GPU
In this chapter, we will present the GPU support in MAESTROeX, including necessary build parameters, how to offload a routine to GPU, and some basic profiling and debugging options. Note that currently MAESTROeX only supports NVIDIA GPUs.
Requirements
MAESTROeX has only been tested with NVIDIA/CUDA. In theory AMD/HIP should work.
Building GPU Support
To build MAESTROeX with GPU support, add the following argument to the GNUmakefile:
USE_CUDA := TRUE
We also need to set USE_OMP = FALSE
because OpenMP is currently
not compatible with building with CUDA.
USE_CUDA = TRUE
and USE_OMP = TRUE
will fail to compile.
However, you may use MPI with CUDA for additional parallelization.
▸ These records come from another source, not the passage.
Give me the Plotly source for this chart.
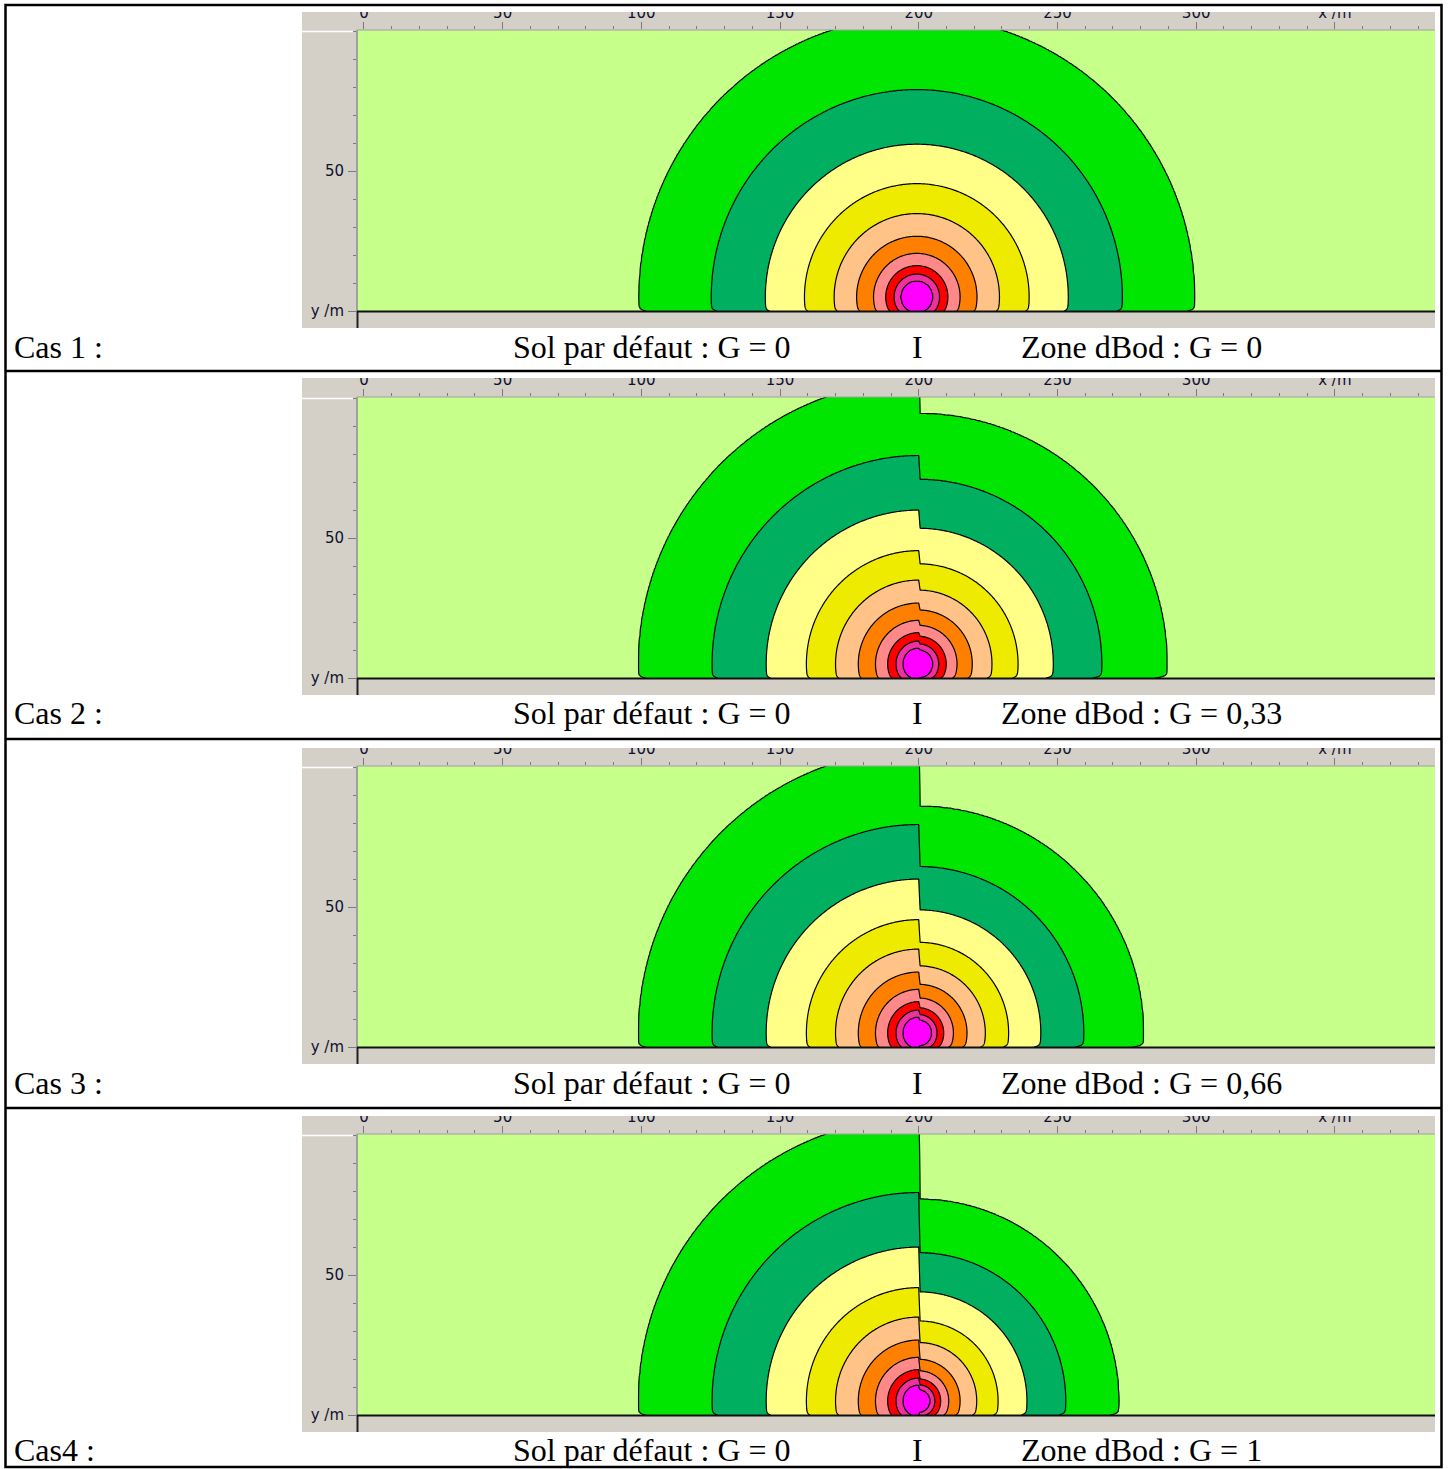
import numpy as np
import plotly.graph_objects as go

W = 1449
LAYOUT_H = 1469          # height of the page layout grid used for positions
FIG_H = 1478             # figure height in px

# Fill colours of the noise bands, from the far field (background) to the source
band_colors = ["#C6FF8A", "#00E600", "#00B060", "#FFFF88", "#EEEA00",
               "#FFC388", "#FF8000", "#FF8888", "#FF0000", "#F0309C", "#FF00FF"]

# Radius (m) of each band boundary around the source, default ground G = 0 (x <= 200 m)
radii_default = [101.0, 74.5, 55.0, 40.5, 30.0, 21.8, 15.6, 11.2, 8.2, 5.8]
# Band boundaries on the default-ground side for each case
radii_left_cas1 = [100.1, 74.1, 54.6, 40.5, 29.8, 21.7, 15.6, 11.2, 8.2, 5.8]
radii_left = [radii_left_cas1, radii_default, radii_default, radii_default]
# Band boundaries inside the dBod zone (x > 200 m) for each case
radii_zone_cas1 = [100.1, 74.1, 54.6, 40.5, 29.8, 21.7, 15.6, 11.2, 8.2, 5.8]
radii_zone_cas2 = [89.5, 66.0, 48.5, 35.8, 26.4, 19.3, 13.8, 9.9, 7.2, 5.1]
radii_zone_cas3 = [81.0, 59.5, 44.0, 32.4, 24.0, 17.4, 12.5, 9.0, 6.6, 4.7]
radii_zone_cas4 = [72.1, 53.0, 39.0, 28.6, 20.9, 14.9, 10.8, 7.9, 5.8, 4.1]
radii_zone = [radii_zone_cas1, radii_zone_cas2, radii_zone_cas3, radii_zone_cas4]

# source position (m) and the start of the dBod zone
source_x = [199.3, 200.0, 200.0, 200.0]
source_y = 5.0
zone_start_x = 200.0
# relative shrink of the bands right at the ground (default side, zone side)
ground_dip_default = 0.025
ground_dip_zone = [0.025, 0.05, 0.05, 0.045]
ground_dip_height = 0.5

case_labels = ["Cas 1 :", "Cas 2 :", "Cas 3 :", "Cas4 :"]
default_ground_G = ["0", "0", "0", "0"]
zone_ground_G = ["0", "0,33", "0,66", "1"]

x_tickvals = [0, 50, 100, 150, 200, 250, 300, 350]
x_ticktext = ["0", "50", "100", "150", "200", "250", "300", "x /m"]
y_tickvals = [0, 50]
y_ticktext = ["y /m", "50"]

x_range = [-2.5, 386.1]
y_range = [0, 100.4]

# pixel layout of each table row: (grey top, plot top, ground, grey bottom, text centre)
rows_px = [
    (12, 30, 311, 328, 347),
    (378, 397, 678, 695, 713),
    (748, 766, 1047, 1064, 1083),
    (1116, 1134, 1415, 1432, 1450),
]
row_tops = [5, 371, 739, 1108]
table_bottom = 1467
panel_x0, plot_x0, plot_x1 = 302, 357, 1435

# computation grid: fine around the source and near the ground, coarse in the far field
xg = np.concatenate([np.arange(-3, 94, 2.0), np.arange(94, 306, 0.5), np.arange(306, 390, 2.0)])
yg = np.concatenate([np.arange(0, 3, 0.15), np.arange(3, 101.5, 0.5)])


def band_level(d, radii):
    """Continuous band index as a function of distance to the source."""
    rr = np.array([1e4] + list(radii) + [1e-3])
    idx = np.array([-5.0] + [i + 0.5 for i in range(len(radii))] + [len(radii) + 5.0])
    return np.interp(np.log(np.maximum(d, 1e-3)), np.log(rr[::-1]), idx[::-1])


def band_field(i):
    X, Y = np.meshgrid(xg, yg)
    d = np.hypot(X - source_x[i], Y - source_y)
    in_zone = X > zone_start_x
    dip = np.where(in_zone, ground_dip_zone[i], ground_dip_default)
    d = d * (1 + dip * np.exp(-Y / ground_dip_height))
    z = np.where(in_zone, band_level(d, radii_zone[i]), band_level(d, radii_left[i]))
    return np.round(z, 3)


def px(x):
    return x / W


def py(y):
    return 1 - y / LAYOUT_H


colorscale = [[k / (len(band_colors) - 1), c] for k, c in enumerate(band_colors)]
tick_font = dict(family="DejaVu Sans", size=15, color="#10102e")
tick_grey = "#7a7a7a"

fig = go.Figure()
shapes = []
annotations = []

for i, (g_top, p_top, ground, g_bot, text_y) in enumerate(rows_px):
    n = i + 1
    xa, ya = ("x" if n == 1 else f"x{n}"), ("y" if n == 1 else f"y{n}")
    fig.add_trace(go.Contour(
        x=xg, y=yg, z=band_field(i),
        xaxis=xa, yaxis=ya,
        autocontour=False,
        contours=dict(start=0.5, end=9.5, size=1, coloring="fill", showlines=True),
        colorscale=colorscale, zmin=0, zmax=10,
        line=dict(color="black", width=1.2, smoothing=0),
        showscale=False, hoverinfo="skip",
    ))
    fig.layout[f"xaxis{'' if n == 1 else n}"] = dict(
        domain=[px(plot_x0), px(plot_x1)], range=x_range, anchor=ya, side="top",
        tickmode="array", tickvals=x_tickvals, ticktext=x_ticktext,
        ticks="outside", ticklen=7, tickwidth=1, tickcolor=tick_grey,
        tickfont=tick_font, ticklabelstandoff=-2,
        minor=dict(tickmode="linear", tick0=0, dtick=10, ticks="outside",
                   ticklen=3, tickwidth=1, tickcolor=tick_grey),
        showgrid=False, zeroline=False, showline=False, fixedrange=True,
    )
    fig.layout[f"yaxis{'' if n == 1 else n}"] = dict(
        domain=[py(ground), py(p_top)], range=y_range, anchor=xa,
        tickmode="array", tickvals=y_tickvals, ticktext=y_ticktext,
        ticks="outside", ticklen=8, tickwidth=1, tickcolor=tick_grey,
        tickfont=tick_font, ticklabelstandoff=1,
        minor=dict(tickmode="linear", tick0=0, dtick=10, ticks="outside",
                   ticklen=3, tickwidth=1, tickcolor=tick_grey),
        showgrid=False, zeroline=False, showline=False, fixedrange=True,
    )

    # grey frame of the map window
    shapes.append(dict(type="rect", xref="paper", yref="paper", layer="below",
                       x0=px(panel_x0), x1=px(plot_x1), y0=py(g_bot), y1=py(g_top),
                       fillcolor="#D4D0C8", line=dict(width=0)))
    # plot border lines
    shapes.append(dict(type="line", xref="paper", yref="paper", layer="above",
                       x0=px(plot_x0), x1=px(plot_x1), y0=py(p_top), y1=py(p_top),
                       line=dict(color="#a0a0a0", width=1)))
    shapes.append(dict(type="line", xref="paper", yref="paper", layer="above",
                       x0=px(panel_x0), x1=px(plot_x0 - 4), y0=py(p_top + 1.5), y1=py(p_top + 1.5),
                       line=dict(color="white", width=1.5)))
    shapes.append(dict(type="line", xref="paper", yref="paper", layer="above",
                       x0=px(plot_x0), x1=px(plot_x0), y0=py(ground), y1=py(p_top),
                       line=dict(color="#a0a0a0", width=2)))
    shapes.append(dict(type="line", xref="paper", yref="paper", layer="above",
                       x0=px(plot_x0 + 0.5), x1=px(plot_x0 + 0.5), y0=py(g_bot), y1=py(ground),
                       line=dict(color="#202020", width=2)))
    shapes.append(dict(type="line", xref="paper", yref="paper", layer="above",
                       x0=px(plot_x0), x1=px(plot_x1), y0=py(ground + 0.5), y1=py(ground + 0.5),
                       line=dict(color="#101010", width=2)))
    # white strip above the window (the window is cropped at its top)
    shapes.append(dict(type="rect", xref="paper", yref="paper", layer="above",
                       x0=px(6), x1=px(1440), y0=py(g_top), y1=py(row_tops[i]),
                       fillcolor="white", line=dict(width=0)))

    serif = dict(family="Liberation Serif", size=32, color="black")
    annotations += [
        dict(x=px(12), y=py(text_y), xref="paper", yref="paper", xanchor="left",
             yanchor="middle", text=case_labels[i], showarrow=False, font=serif),
        dict(x=px(652), y=py(text_y), xref="paper", yref="paper", xanchor="center",
             yanchor="middle", text=f"Sol par défaut : G = {default_ground_G[i]}",
             showarrow=False, font=serif),
        dict(x=px(917), y=py(text_y), xref="paper", yref="paper", xanchor="center",
             yanchor="middle", text="I", showarrow=False, font=serif),
        dict(x=px(1141), y=py(text_y), xref="paper", yref="paper", xanchor="center",
             yanchor="middle", text=f"Zone dBod : G = {zone_ground_G[i]}",
             showarrow=False, font=serif),
    ]

# table rules
border = dict(color="black", width=2.5)
shapes.append(dict(type="rect", xref="paper", yref="paper", layer="above",
                   x0=px(5.5), x1=px(1441.5), y0=py(table_bottom), y1=py(5),
                   line=border, fillcolor="rgba(0,0,0,0)"))
for yl in row_tops[1:]:
    shapes.append(dict(type="line", xref="paper", yref="paper", layer="above",
                       x0=px(5.5), x1=px(1441.5), y0=py(yl), y1=py(yl), line=border))

fig.update_layout(
    width=W, height=FIG_H, margin=dict(l=0, r=0, t=0, b=0),
    paper_bgcolor="white", plot_bgcolor="white",
    showlegend=False, shapes=shapes, annotations=annotations,
)

fig.write_html("out.html")
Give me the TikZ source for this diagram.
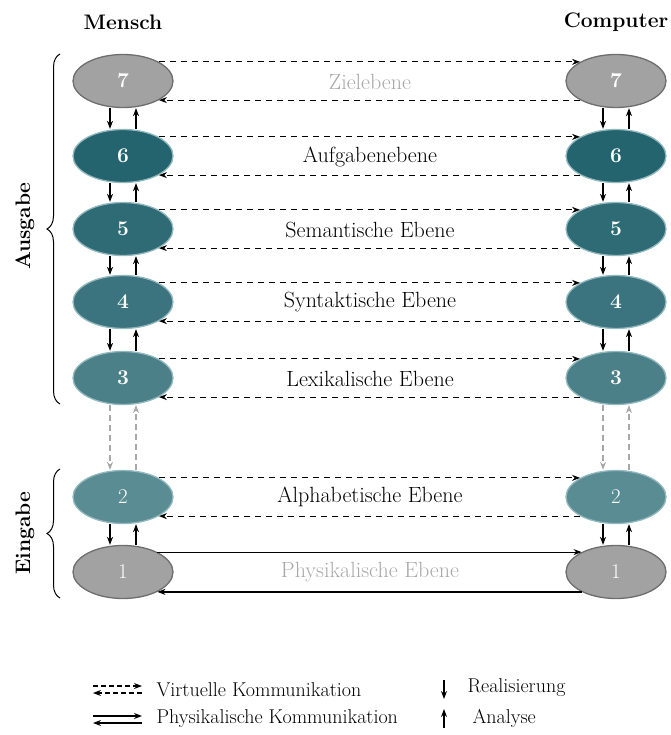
\documentclass[tikz,border=0pt]{standalone}
\usetikzlibrary{shapes.geometric,arrows.meta,decorations.pathreplacing}

\definecolor{levgray}{HTML}{A2A2A2}
\definecolor{levgrayline}{HTML}{6E6E6E}
\definecolor{tealA}{HTML}{23646E}
\definecolor{tealB}{HTML}{2E6B75}
\definecolor{tealC}{HTML}{3B747E}
\definecolor{tealD}{HTML}{4B8089}
\definecolor{tealE}{HTML}{5A8C94}
\definecolor{tealrim}{HTML}{93B9BF}
\definecolor{faint}{HTML}{A8A8A8}

\tikzset{
  x=1pt, y=-1pt,
  every node/.style={font=\fontsize{22}{26}\selectfont},
  legendtext/.style={anchor=west, font=\fontsize{20}{24}\selectfont},
  level/.style={ellipse, minimum width=100pt, minimum height=53pt, inner sep=0pt,
                line width=1.3pt, text=white, font=\fontsize{21}{24}\selectfont\bfseries},
  greylevel/.style={level, fill=levgray, draw=levgrayline},
  teallevel/.style={level, fill=#1, draw=tealrim},
  tip/.style={-{Stealth[length=8pt,width=6pt]}},
  virtual/.style={tip, line width=1.2pt, dash pattern=on 6pt off 5pt},
  physical/.style={tip, line width=1.2pt},
  updown/.style={tip, line width=1.2pt},
  crossing/.style={tip, line width=1.1pt, faint, dash pattern=on 6pt off 4pt},
  title/.style={font=\fontsize{21}{25}\selectfont\bfseries},
  bracelabel/.style={font=\fontsize{21}{25}\selectfont\bfseries, rotate=90},
  brace/.style={decorate, decoration={brace, amplitude=13pt}, line width=1pt},
}

\begin{document}
\begin{tikzpicture}
\useasboundingbox (0,0) rectangle (670,735);

% column headings
\node[title] (mensch) at (123,22) {Mensch};
\node[title] (computer) at (616,22) {Computer};

% the seven levels, human side and computer side
\foreach \side/\cx in {l/123, r/616} {
  \node[greylevel] (\side7) at (\cx,81) {7};
  \node[teallevel=tealA] (\side6) at (\cx,156) {6};
  \node[teallevel=tealB] (\side5) at (\cx,229) {5};
  \node[teallevel=tealC] (\side4) at (\cx,302) {4};
  \node[teallevel=tealD] (\side3) at (\cx,378) {3};
  \node[teallevel=tealE, font=\fontsize{21}{24}\selectfont] (\side2) at (\cx,497) {2};
  \node[greylevel, font=\fontsize{21}{24}\selectfont] (\side1) at (\cx,572) {1};
}

% level names
\node[text=faint] (n7) at (370,82) {Zielebene};
\node (n6) at (370,157) {Aufgabenebene};
\node (n5) at (370,230) {Semantische Ebene};
\node (n4) at (370,302) {Syntaktische Ebene};
\node (n3) at (370,379) {Lexikalische Ebene};
\node (n2) at (370,497) {Alphabetische Ebene};
\node[text=faint] (n1) at (370,572) {Physikalische Ebene};

% virtual communication between peer levels
\foreach \k in {7,6,5,4,3,2} {
  \draw[virtual] (l\k.28) -- (r\k.152);
  \draw[virtual] (r\k.208) -- (l\k.332);
}
% physical communication on the lowest level
\draw[physical] (l1.30) -- (r1.150);
\draw[physical] (r1.210) -- (l1.330);

% realisation (down) and analysis (up) between adjacent levels
\foreach \a/\b in {7/6, 6/5, 5/4, 4/3, 2/1} {
  \foreach \side in {l, r} {
    \draw[updown] ([xshift=-13pt]\side\a.south) -- ([xshift=-13pt]\side\b.north);
    \draw[updown] ([xshift=13pt]\side\b.north) -- ([xshift=13pt]\side\a.south);
  }
}
\foreach \side in {l, r} {
  \draw[crossing] ([xshift=-13pt]\side3.south) -- ([xshift=-13pt]\side2.north);
  \draw[crossing] ([xshift=13pt]\side2.north) -- ([xshift=13pt]\side3.south);
}

% output and input groups
\coordinate (ausTop) at (60,54);
\coordinate (ausBot) at (60,404);
\coordinate (einTop) at (60,469);
\coordinate (einBot) at (60,598);
\draw[brace] (ausBot) -- (ausTop);
\draw[brace] (einBot) -- (einTop);
\node[bracelabel] (ausgabe) at (25,226) {Ausgabe};
\node[bracelabel] (eingabe) at (25,533) {Eingabe};

% legend
\coordinate (v1a) at (93,686);
\coordinate (v1b) at (142,686);
\coordinate (v2a) at (142,693);
\coordinate (v2b) at (93,693);
\draw[virtual, line width=1.1pt, dash pattern=on 5pt off 3pt] (v1a) -- (v1b);
\draw[virtual, line width=1.1pt, dash pattern=on 5pt off 3pt] (v2a) -- (v2b);
\coordinate (p1a) at (93,716);
\coordinate (p1b) at (142,716);
\coordinate (p2a) at (142,723);
\coordinate (p2b) at (93,723);
\draw[physical, line width=1.1pt] (p1a) -- (p1b);
\draw[physical, line width=1.1pt] (p2a) -- (p2b);
\node[legendtext] (legV) at (153,690) {Virtuelle Kommunikation};
\node[legendtext] (legP) at (153,719) {Physikalische Kommunikation};

\coordinate (d1) at (444,680);
\coordinate (d2) at (444,699);
\coordinate (u1) at (444,728);
\coordinate (u2) at (444,709);
\draw[updown] (d1) -- (d2);
\draw[updown] (u1) -- (u2);
\node[legendtext] (legR) at (464,688) {Realisierung};
\node[legendtext] (legA) at (469,718) {Analyse};
\end{tikzpicture}
\end{document}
Depending on which system you are running on, it may be necessary to specify
the CUDA Capability using the CUDA_ARCH
flag. The CUDA Capability will
depend on the specific GPU hardware you are running on. On a Linux system, the
capability of your device can typically be found by compiling and running the deviceQuery
script found in the CUDA samples directory:
/usr/local/cuda/samples/1_Utilities/deviceQuery
(its exact location may
vary depending on where CUDA is installed on your system). The default value of
this flag is 70, corresponding to a capability of 7.x. For a device with
capability 6.x, the flag should be set to:
CUDA_ARCH := 60
Profiling with GPUs
NVIDIA’s profiler, nvprof
, is recommended when profiling for GPUs.
It returns data on how long each kernel launch lasted on the GPU,
the number of threads and registers used, the occupancy of the GPU
and provides recommendations for improving the code. For more information on how to
use nvprof
, see NVIDIA’s User’s Guide.
If a quicker profiling method is preferred, AMReX’s timers can be used
to report some generic timings that may be useful in categorizing an application.
To yield a consistent timing of a routine, a timer will need to be wrapped
around an MFIter
loop that encompasses the entire set of GPU launches
contained within. For example:
BL_PROFILE_VAR("A_NAME", blp); // Profiling start
for (MFIter mfi(mf); mfi.isValid(); ++mfi)
{
// code that runs on the GPU
}
BL_PROFILE_STOP(blp); // Profiling stop
For now, this is the best way to profile GPU codes using the compiler flag TINY_PROFILE = TRUE
.
If you require further profiling detail, use nvprof
.
Basic GPU Debugging
Turn off GPU offloading for some part of the code with
Gpu::setLaunchRegion(0);
... ;
Gpu::setLaunchRegion(1);
To test if your kernels have launched, run
nvprof ./Maestro2d.xxx
Run under
nvprof -o profile%p.nvvp ./Maestro2d.xxx
for a small problem and examine page faults using NVIDIA’s visual profiler, nvvpRun under
cuda-memcheck
Run under
cuda-gdb
Run with
CUDA_LAUNCH_BLOCKING=1
. This means that only one kernel will run at a time. This can help identify if there are race conditions.